This Was a Choice, Not a Bug
Here’s my contrarian take: stop calling this a mistake. Google didn’t accidentally break reCAPTCHA for de-googled Android users. They built a system that requires Google Play Services version 25.41.30 or higher, and if you don’t have that, you’re locked out. That’s not a bug report. That’s a policy decision wearing a bug’s clothing.
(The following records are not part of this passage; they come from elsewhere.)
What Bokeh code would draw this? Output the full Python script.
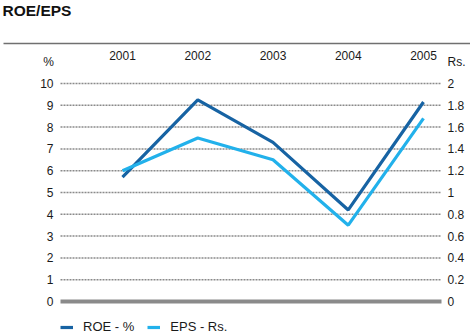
import numpy as np
from bokeh.plotting import figure
from bokeh.models import Range1d, Legend, LegendItem
from bokeh.core.properties import value
from bokeh.embed import file_html
from bokeh.resources import INLINE

# ---- data ----
years = ["2001", "2002", "2003", "2004", "2005"]
roe = [5.7, 9.25, 7.3, 4.2, 9.15]          # ROE - %
eps = [1.2, 1.5, 1.3, 0.7, 1.68]           # EPS - Rs.
left_ticks = [0, 1, 2, 3, 4, 5, 6, 7, 8, 9, 10]
left_labels = ["0", "1", "2", "3", "4", "5", "6", "7", "8", "9", "10"]
right_ticks = [0, 0.2, 0.4, 0.6, 0.8, 1.0, 1.2, 1.4, 1.6, 1.8, 2.0]
right_labels = ["0", "0.2", "0.4", "0.6", "0.8", "1", "1.2", "1.4", "1.6", "1.8", "2"]
title_text = "ROE/EPS"
left_unit = "%"
right_unit = "Rs."
series_names = ["ROE - %", "EPS - Rs."]

# ---- layout (pixels) ----
W, H = 470, 336
X0, DX = 122.0, 75.25      # pixel of first category, spacing
Y0, DY = 301.0, 21.8       # pixel of zero, pixels per unit (left scale)
GX0, GX1 = 60, 441         # grid extent
FONT = "Liberation Sans"
ROE_COL = "#1763a3"
EPS_COL = "#22b1eb"
GRID_COL = "#8a8a8a"
TXT = "#1a1a1a"

def px_x(px):
    return (px - X0) / DX

def px_y(py):
    return (Y0 - py) / DY

ratio = right_ticks[-1] / left_ticks[-1]

p = figure(width=W, height=H, output_backend="svg", toolbar_location=None,
           x_range=Range1d(px_x(0), px_x(W)), y_range=Range1d(px_y(H), px_y(0)),
           x_axis_location=None, y_axis_location=None, min_border=0,
           outline_line_color=None, background_fill_color="white",
           border_fill_color="white")
p.grid.visible = False
p.extra_y_ranges = {"eps": Range1d(px_y(H) * ratio, px_y(0) * ratio)}

idx = np.arange(len(years))

# top rule
p.segment(x0=[px_x(3)], x1=[px_x(W)], y0=[px_y(43)], y1=[px_y(43)],
          line_color="#707070", line_width=1.6)

# title
p.text(x=[px_x(2)], y=[px_y(10)], text=[title_text], text_font=value(FONT),
       text_font_style="bold", text_font_size="15.5px", text_color="#111111",
       text_align="left", text_baseline="middle")

# dotted grid lines
gt = left_ticks[1:]
p.segment(x0=[px_x(GX0)] * len(gt), x1=[px_x(GX1)] * len(gt), y0=gt, y1=gt,
          line_color=GRID_COL, line_width=1.5, line_dash="2 1")
# zero baseline
p.segment(x0=[px_x(GX0)], x1=[px_x(GX1)], y0=[left_ticks[0]], y1=[left_ticks[0]],
          line_color="#8a8a8a", line_width=4)

# tick labels left
p.text(x=[px_x(53)] * len(left_ticks), y=left_ticks, text=left_labels,
       text_font=value(FONT), text_font_size="12px", text_color=TXT,
       text_align="right", text_baseline="middle")
# tick labels right
p.text(x=[px_x(447)] * len(right_ticks), y=right_ticks, text=right_labels,
       text_font=value(FONT), text_font_size="12px", text_color=TXT,
       text_align="left", text_baseline="middle", y_range_name="eps")
# unit labels
p.text(x=[px_x(48)], y=[px_y(61)], text=[left_unit], text_font=value(FONT),
       text_font_size="12px", text_color=TXT, text_align="center", text_baseline="middle")
p.text(x=[px_x(447)], y=[px_y(61)], text=[right_unit], text_font=value(FONT),
       text_font_size="12px", text_color=TXT, text_align="left", text_baseline="middle")
# year labels
p.text(x=idx, y=[px_y(55)] * len(years), text=years, text_font=value(FONT),
       text_font_size="12px", text_color=TXT, text_align="center", text_baseline="middle")

# series
r1 = p.line(idx, roe, line_color=ROE_COL, line_width=3.2)
r2 = p.line(idx, eps, line_color=EPS_COL, line_width=3.2, y_range_name="eps")

legend = Legend(items=[LegendItem(label=series_names[0], renderers=[r1]),
                       LegendItem(label=series_names[1], renderers=[r2])],
                orientation="horizontal", location=(60, 2),
                glyph_width=13, glyph_height=14, label_standoff=10, spacing=13,
                padding=0, margin=0, border_line_color=None,
                background_fill_alpha=0, label_text_font=FONT,
                label_text_font_size="13px", label_text_color=TXT,
                label_height=14)
p.add_layout(legend)

open("out.html", "w").write(file_html(p, INLINE))
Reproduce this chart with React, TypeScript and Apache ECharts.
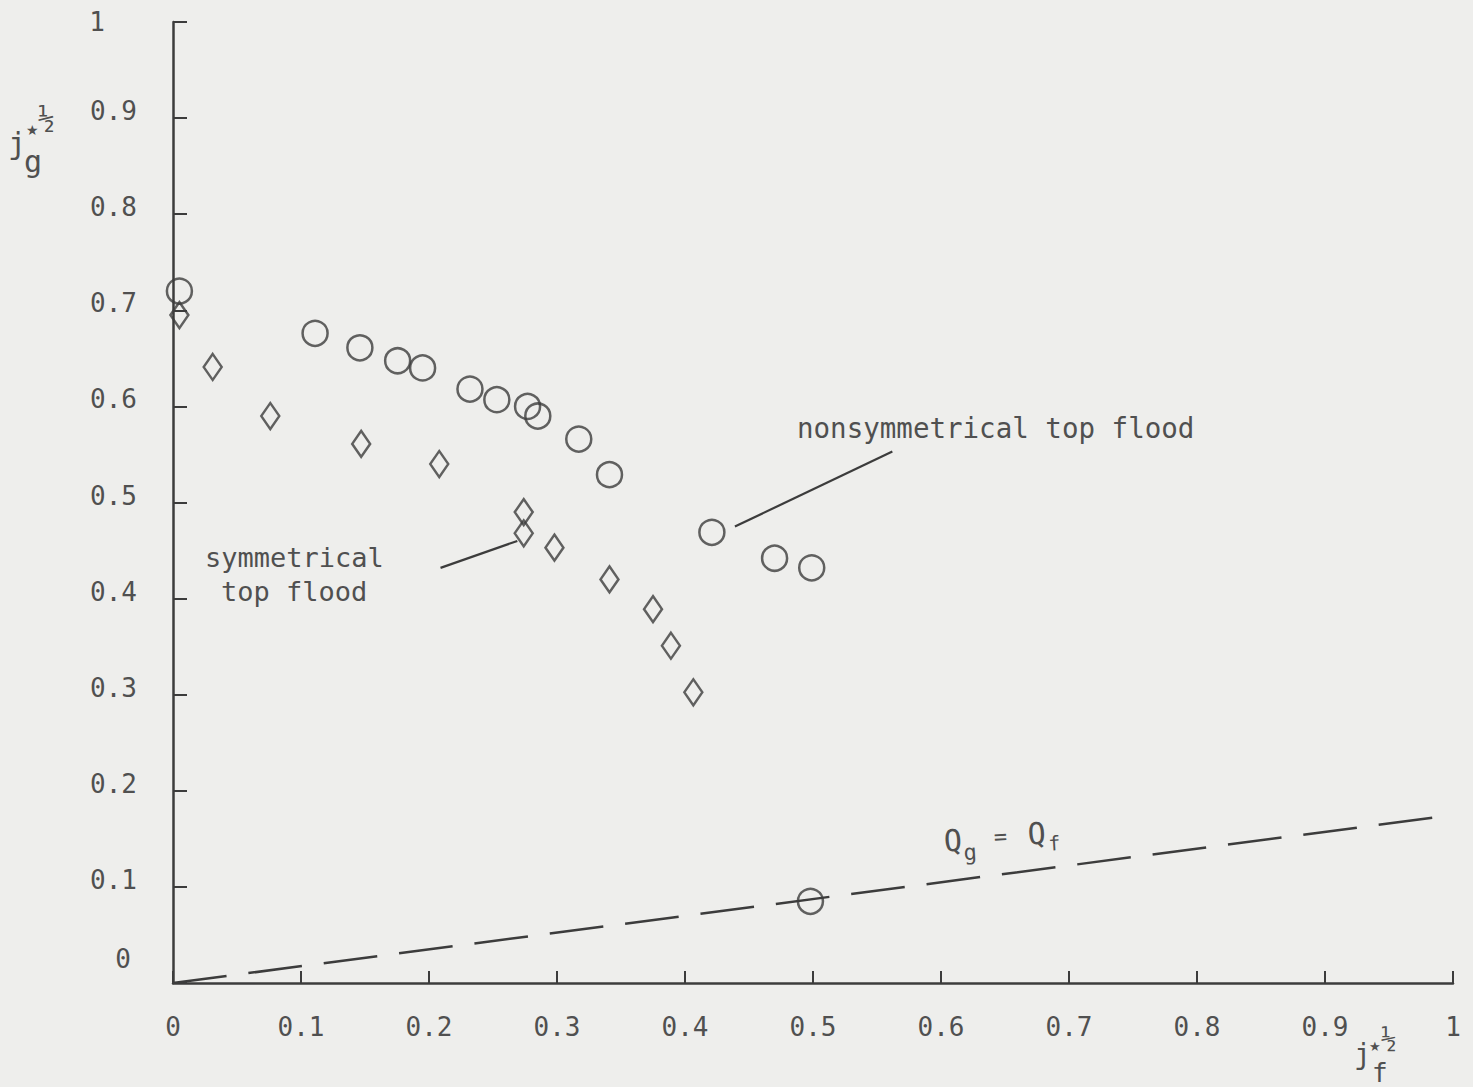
import React, { useEffect, useRef } from "react";
import * as echarts from "echarts";

// ---- data ----
const xTickLabels = ["0", "0.1", "0.2", "0.3", "0.4", "0.5", "0.6", "0.7", "0.8", "0.9", "1"];
const yTickLabels = ["0", "0.1", "0.2", "0.3", "0.4", "0.5", "0.6", "0.7", "0.8", "0.9", "1"];

// nonsymmetrical top flood (circles)
const circleX = [0.005, 0.111, 0.146, 0.1755, 0.195, 0.232, 0.253, 0.277, 0.285, 0.317, 0.341, 0.421, 0.47, 0.499, 0.498];
const circleY = [0.72, 0.676, 0.661, 0.6475, 0.64, 0.618, 0.607, 0.6, 0.59, 0.566, 0.529, 0.469, 0.442, 0.432, 0.085];

// symmetrical top flood (diamonds)
const diamondX = [0.005, 0.031, 0.076, 0.147, 0.208, 0.274, 0.274, 0.298, 0.341, 0.375, 0.389, 0.4065];
const diamondY = [0.695, 0.641, 0.59, 0.561, 0.54, 0.49, 0.468, 0.453, 0.42, 0.389, 0.351, 0.3025];

// Qg = Qf line
const equalFlowX = [0, 0.99];
const equalFlowY = [0, 0.173];

// leader lines for the annotations
const nonsymLeaderX = [0.439, 0.562];
const nonsymLeaderY = [0.475, 0.553];
const symLeaderX = [0.209, 0.269];
const symLeaderY = [0.432, 0.46];

const INK = "#3c3c3c";
const TEXT = "#505050";
const MONO = "'DejaVu Sans Mono', 'Liberation Mono', monospace";

const zip = (xs: number[], ys: number[]) => xs.map((x, i) => [x, ys[i]]);

export default function App() {
  const ref = useRef<HTMLDivElement>(null);

  useEffect(() => {
    if (!ref.current) return;
    const chart = echarts.init(ref.current, undefined, { renderer: "svg" });

    const yLabelStyle = (v: number) => {
      const i = Math.round(v * 10);
      const t = yTickLabels[i];
      if (i === 0) return `{z|${t}}`;
      if (i === 10) return `{t|${t}}`;
      return `{a|${t}}`;
    };

    const option: any = {
      animation: false,
      backgroundColor: "#eeeeec",
      grid: { left: 173, right: 20, top: 22, bottom: 104, containLabel: false },
      xAxis: {
        type: "value",
        min: 0,
        max: 1,
        interval: 0.1,
        splitLine: { show: false },
        axisLine: { show: true, onZero: false, lineStyle: { color: INK, width: 2.5 } },
        axisTick: { show: true, inside: true, length: 12, lineStyle: { color: INK, width: 2 } },
        axisLabel: {
          color: TEXT,
          fontSize: 26,
          fontFamily: MONO,
          margin: 31,
          formatter: (v: number) => xTickLabels[Math.round(v * 10)],
        },
      },
      yAxis: {
        type: "value",
        min: 0,
        max: 1,
        interval: 0.1,
        splitLine: { show: false },
        axisLine: { show: true, onZero: false, lineStyle: { color: INK, width: 2.5 } },
        axisTick: { show: true, inside: true, length: 14, lineStyle: { color: INK, width: 2 } },
        axisLabel: {
          color: TEXT,
          fontSize: 26,
          fontFamily: MONO,
          margin: 36,
          formatter: yLabelStyle,
          rich: {
            a: { color: TEXT, fontSize: 26, fontFamily: MONO, padding: [0, 0, 14, 0] },
            z: { color: TEXT, fontSize: 26, fontFamily: MONO, padding: [0, 6, 48, 0] },
            t: { color: TEXT, fontSize: 26, fontFamily: MONO, padding: [0, 32, 0, 0] },
          },
        },
      },
      series: [
        {
          type: "line",
          data: zip(equalFlowX, equalFlowY),
          showSymbol: false,
          symbol: "none",
          lineStyle: { color: INK, width: 2.5, type: [54, 22] },
          z: 1,
        },
        {
          type: "line",
          data: zip(nonsymLeaderX, nonsymLeaderY),
          symbol: "none",
          lineStyle: { color: INK, width: 2.2 },
          z: 1,
        },
        {
          type: "line",
          data: zip(symLeaderX, symLeaderY),
          symbol: "none",
          lineStyle: { color: INK, width: 2.2 },
          z: 1,
        },
        {
          type: "scatter",
          name: "nonsymmetrical top flood",
          data: zip(circleX, circleY),
          symbol: "circle",
          symbolSize: 25,
          itemStyle: { color: "rgba(0,0,0,0)", borderColor: INK, borderWidth: 2.5 },
          z: 3,
        },
        {
          type: "scatter",
          name: "symmetrical top flood",
          data: zip(diamondX, diamondY),
          symbol: "diamond",
          symbolSize: [18, 26],
          itemStyle: { color: "rgba(0,0,0,0)", borderColor: INK, borderWidth: 2.5 },
          z: 3,
        },
      ],
      graphic: [
        // annotations
        {
          type: "text",
          x: 797,
          y: 414,
          style: { text: "nonsymmetrical top flood", fill: TEXT, fontSize: 27.5, fontFamily: MONO },
        },
        {
          type: "text",
          x: 205,
          y: 544,
          style: { text: "symmetrical", fill: TEXT, fontSize: 27, fontFamily: MONO },
        },
        {
          type: "text",
          x: 221,
          y: 578,
          style: { text: "top flood", fill: TEXT, fontSize: 27, fontFamily: MONO },
        },
        // Qg = Qf label
        {
          type: "group",
          x: 943,
          y: 826,
          rotation: 0.06,
          children: [
            { type: "text", x: 0, y: 0, style: { text: "Q", fill: TEXT, fontSize: 30, fontFamily: MONO } },
            { type: "text", x: 19, y: 17, style: { text: "g", fill: TEXT, fontSize: 22, fontFamily: MONO } },
            { type: "text", x: 50, y: 3, style: { text: "=", fill: TEXT, fontSize: 22, fontFamily: MONO } },
            { type: "text", x: 84, y: -2, style: { text: "Q", fill: TEXT, fontSize: 30, fontFamily: MONO } },
            { type: "text", x: 104, y: 14, style: { text: "f", fill: TEXT, fontSize: 20, fontFamily: MONO } },
          ],
        },
        // y axis name j*^(1/2)_g
        { type: "text", x: 8, y: 128, style: { text: "j", fill: TEXT, fontSize: 30, fontFamily: MONO } },
        { type: "text", x: 26, y: 123, style: { text: "\u2605", fill: TEXT, fontSize: 14, fontFamily: "DejaVu Sans" } },
        { type: "text", x: 38, y: 104, style: { text: "\u00bd", fill: TEXT, fontSize: 28, fontFamily: MONO } },
        { type: "text", x: 24, y: 146, style: { text: "g", fill: TEXT, fontSize: 30, fontFamily: MONO } },
        // x axis name j*^(1/2)_f
        { type: "text", x: 1354, y: 1040, style: { text: "j", fill: TEXT, fontSize: 28, fontFamily: MONO } },
        { type: "text", x: 1369, y: 1040, style: { text: "\u2605", fill: TEXT, fontSize: 13, fontFamily: "DejaVu Sans" } },
        { type: "text", x: 1381, y: 1026, style: { text: "\u00bd", fill: TEXT, fontSize: 26, fontFamily: MONO } },
        { type: "text", x: 1372, y: 1060, style: { text: "f", fill: TEXT, fontSize: 26, fontFamily: MONO } },
      ],
    };

    chart.setOption(option);
    return () => chart.dispose();
  }, []);

  return (
    <div
      ref={ref}
      style={{ position: "absolute", left: 0, top: 0, width: 1473, height: 1087, background: "#eeeeec" }}
    />
  );
}
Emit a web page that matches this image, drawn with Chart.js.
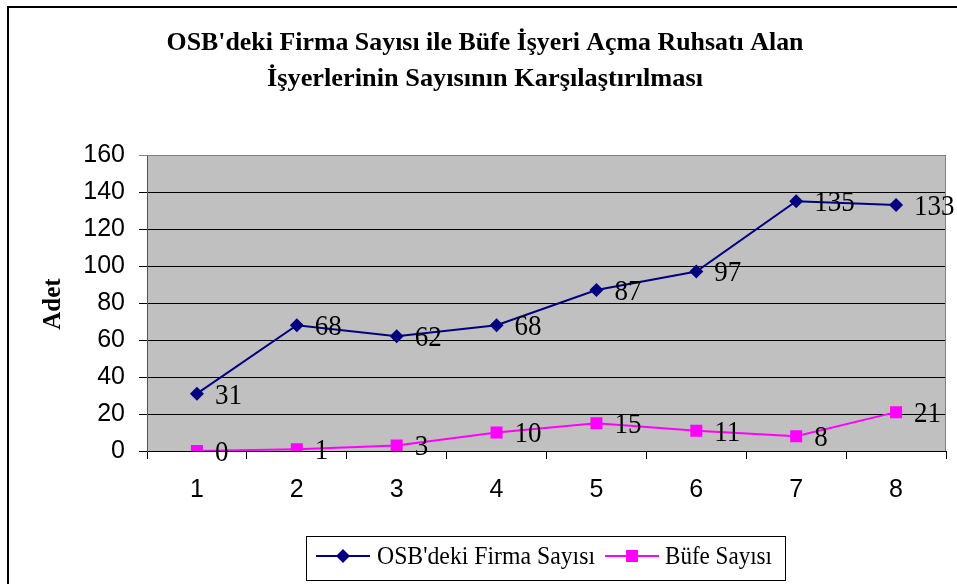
<!DOCTYPE html>
<html>
<head>
<meta charset="utf-8">
<script src="https://cdn.jsdelivr.net/npm/chart.js@4/dist/chart.umd.min.js"></script>
<style>
  html, body { margin: 0; padding: 0; background: #fff; }
  #wrap { width: 957px; height: 584px; }
</style>
</head>
<body>
<div id="wrap"><canvas id="chart"></canvas></div>
<script>
// data
var categories = ['1', '2', '3', '4', '5', '6', '7', '8'];
var firmaSayisi = [31, 68, 62, 68, 87, 97, 135, 133];
var bufeSayisi = [0, 1, 3, 10, 15, 11, 8, 21];
var seriesNames = ["OSB'deki Firma Sayısı", 'Büfe Sayısı'];
var titleLines = ["OSB'deki Firma Sayısı ile Büfe İşyeri Açma Ruhsatı Alan", 'İşyerlerinin Sayısının Karşılaştırılması'];
var yTitle = 'Adet';

var SERIF = '"Liberation Serif", "Times New Roman", serif';
var SANS = '"Liberation Sans", Arial, sans-serif';

var decorPlugin = {
    id: 'decor',
    beforeDraw: function(chart) {
        var ctx = chart.ctx, a = chart.chartArea;
        ctx.save();
        ctx.fillStyle = '#fff';
        ctx.fillRect(0, 0, chart.width, chart.height);
        ctx.fillStyle = '#c0c0c0';
        ctx.fillRect(a.left, a.top, a.right - a.left, a.bottom - a.top);
        ctx.restore();
    },
    afterDatasetsDraw: function(chart) {
        var ctx = chart.ctx, a = chart.chartArea;
        ctx.save();

        // plot area border (top/right grey)
        ctx.strokeStyle = '#808080';
        ctx.lineWidth = 1;
        ctx.beginPath();
        ctx.moveTo(a.left, a.top + 0.5);
        ctx.lineTo(a.right - 0.5, a.top + 0.5);
        ctx.lineTo(a.right - 0.5, a.bottom);
        ctx.stroke();

        // value labels (slightly narrow serif like the original)
        ctx.fillStyle = '#000';
        ctx.font = '30px ' + SERIF;
        ctx.textAlign = 'left';
        ctx.textBaseline = 'middle';
        chart.data.datasets.forEach(function(ds, i) {
            chart.getDatasetMeta(i).data.forEach(function(pt, j) {
                ctx.save();
                ctx.translate(pt.x + 18, pt.y + 2);
                ctx.scale(0.9, 1);
                ctx.fillText(String(ds.data[j]), 0, 0);
                ctx.restore();
            });
        });

        // title
        ctx.font = 'bold 26px ' + SERIF;
        ctx.textAlign = 'center';
        ctx.textBaseline = 'alphabetic';
        var widths = [637, 436];
        var baselines = [50, 86];
        titleLines.forEach(function(t, k) {
            var w = ctx.measureText(t).width;
            ctx.save();
            ctx.translate(485, baselines[k]);
            ctx.scale(widths[k] / w, 1);
            ctx.fillText(t, 0, 0);
            ctx.restore();
        });

        // y axis title
        ctx.save();
        ctx.translate(60, 304);
        ctx.rotate(-Math.PI / 2);
        ctx.font = 'bold 25px ' + SERIF;
        ctx.textAlign = 'center';
        ctx.fillText(yTitle, 0, 0);
        ctx.restore();

        // legend
        ctx.strokeStyle = '#000';
        ctx.lineWidth = 1;
        ctx.strokeRect(306.5, 536.5, 479, 44);
        var ly = 556;
        ctx.font = '25px ' + SERIF;
        ctx.textAlign = 'left';
        ctx.textBaseline = 'middle';
        var items = [
            { x: 316, textX: 377, w: 218, ds: chart.data.datasets[0] },
            { x: 605, textX: 665, w: 107, ds: chart.data.datasets[1] }
        ];
        items.forEach(function(it) {
            ctx.strokeStyle = it.ds.borderColor;
            ctx.lineWidth = 2;
            ctx.beginPath();
            ctx.moveTo(it.x, ly);
            ctx.lineTo(it.x + 54, ly);
            ctx.stroke();
            ctx.fillStyle = it.ds.backgroundColor;
            Chart.helpers.drawPoint(ctx, {
                pointStyle: it.ds.pointStyle,
                radius: it.ds.pointRadius,
                borderWidth: 0
            }, it.x + 27, ly);
            ctx.fillStyle = '#000';
            var tw = ctx.measureText(it.ds.label).width;
            ctx.save();
            ctx.translate(it.textX, ly + 1);
            ctx.scale(it.w / tw, 1);
            ctx.fillText(it.ds.label, 0, 0);
            ctx.restore();
        });

        // outer frame (only left/top visible)
        ctx.strokeStyle = '#000';
        ctx.lineWidth = 2;
        ctx.strokeRect(8, 7, 1000, 1000);
        ctx.restore();
    }
};

new Chart(document.getElementById('chart'), {
    type: 'line',
    data: {
        labels: categories,
        datasets: [
            {
                label: seriesNames[0],
                data: firmaSayisi,
                borderColor: '#000080',
                backgroundColor: '#000080',
                borderWidth: 2,
                pointStyle: 'rectRot',
                pointRadius: 7,
                pointBorderWidth: 0,
                tension: 0
            },
            {
                label: seriesNames[1],
                data: bufeSayisi,
                borderColor: '#ff00ff',
                backgroundColor: '#ff00ff',
                borderWidth: 2,
                pointStyle: 'rect',
                pointRadius: 8.5,
                pointBorderWidth: 0,
                tension: 0
            }
        ]
    },
    options: {
        responsive: true,
        maintainAspectRatio: false,
        animation: false,
        layout: { padding: { top: 155, right: 11, bottom: 83, left: 0 } },
        plugins: {
            legend: { display: false },
            title: { display: false },
            tooltip: { enabled: false }
        },
        scales: {
            x: {
                offset: true,
                grid: { offset: true, drawOnChartArea: false, tickLength: 8, color: '#000' },
                border: { color: '#000' },
                ticks: { color: '#000', font: { family: SANS, size: 25 }, padding: 16, maxRotation: 0 },
                afterFit: function(s) { s.height = 50; }
            },
            y: {
                min: 0,
                max: 160,
                grid: {
                    tickLength: 8,
                    color: function(c) { return c.tick && c.tick.value === 160 ? '#808080' : '#000'; }
                },
                border: { color: '#555' },
                ticks: { stepSize: 20, color: '#000', font: { family: SANS, size: 25 }, padding: 14 },
                afterFit: function(s) { s.width = 147; }
            }
        }
    },
    plugins: [decorPlugin]
});
</script>
</body>
</html>
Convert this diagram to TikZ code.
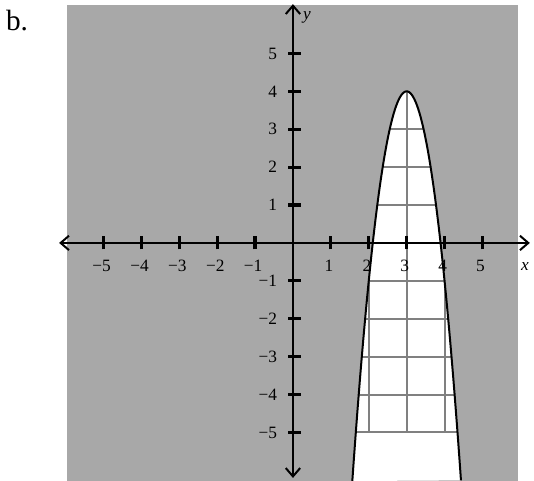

I review AI tools and developer toolkits for a living. I spend a lot of time thinking about what works, what doesn’t, and — more importantly — why. And when I look at this reCAPTCHA situation, I don’t see a careless engineering team shipping a broken update. I see a very deliberate tightening of the rope around anyone who chose to run Android without Google’s blessing.
What Actually Happened
Google’s next-generation reCAPTCHA now requires Google Play Services version 25.41.30 or higher to complete verification on Android. If you’re running a de-googled OS — something like GrapheneOS, CalyxOS, or a similar privacy-focused fork — you don’t have Google Play Services. That’s kind of the whole point of going de-googled. So when this requirement quietly rolled out, those users started hitting walls. Not error messages that explain anything useful. Just walls.
The Hacker News thread on this blew up fast, which tells you the affected community is vocal and technically sharp. These aren’t casual users who stumbled into a settings menu. These are people who made a deliberate, informed choice to reduce their dependency on Google’s infrastructure. And now that choice is costing them access to a verification system that’s baked into a huge chunk of the web.
Remote Attestation Is the Real Story
One detail from the community discussion stands out to me more than anything else. The new reCAPTCHA isn’t just a fancier puzzle or a smarter bot filter. Based on what’s being discussed, it functions as remote attestation — meaning it’s checking whether your device is running a Google-approved software environment, not just whether you’re a human.
That’s a significant shift in what reCAPTCHA actually does. It started as a tool to tell humans apart from bots. Now it’s also a tool to tell approved devices apart from unapproved ones. Those are two very different jobs, and conflating them under the banner of “security” is worth examining closely.
If your device can’t pass attestation because it lacks Google Play Services, you fail the check — not because you’re a bot, but because Google doesn’t recognize your environment as legitimate. From a pure security standpoint, you could argue that’s defensible. From a user autonomy standpoint, it’s a different conversation entirely.
Why This Matters for the Tools We Use
At agntbox, we focus on AI toolkits — what’s actually useful, what’s overhyped, and what hidden costs come with adoption. This reCAPTCHA situation is a clean example of a hidden cost that most people never think about until it bites them.
A lot of AI tools, developer platforms, and SaaS products use reCAPTCHA as their front door. Sign-up flows, login screens, API access portals — reCAPTCHA is everywhere. If you’re a developer or researcher running a privacy-hardened Android device and you suddenly can’t get past the front door of half the tools you rely on, that’s a real productivity problem. Not a philosophical one. A practical, daily-workflow problem.
And the fix isn’t simple. You can’t just update Google Play Services if you’ve deliberately removed it from your OS. That’s like telling someone to reinstall the software they uninstalled on purpose. The whole point was to not have it.
What Google Gets Out of This
I’m not going to pretend I know Google’s internal reasoning. But I can look at outcomes. The outcome here is that using Android without Google’s services stack just got meaningfully harder. More friction for de-googled users means more pressure to return to a standard, Play Services-enabled setup. That’s good for Google’s data collection, good for their attestation ecosystem, and good for keeping their platform definition of “Android” as the only viable one.
Whether that was the intent or a side effect, the result is the same. De-googled users are collateral damage in a system that was never really designed with them in mind — and is now actively working against them.
My Take as a Toolkit Reviewer
When I evaluate a tool, one of my core questions is: who does this actually serve? reCAPTCHA has always served Google’s interests alongside its stated purpose. That’s not cynicism, that’s just reading the product history. This update makes that dual purpose more visible than ever.
If you’re building products that use reCAPTCHA, now is a good time to ask whether it’s still the right choice — or whether there are alternatives that don’t require your users to pass a Google loyalty test to prove they’re human.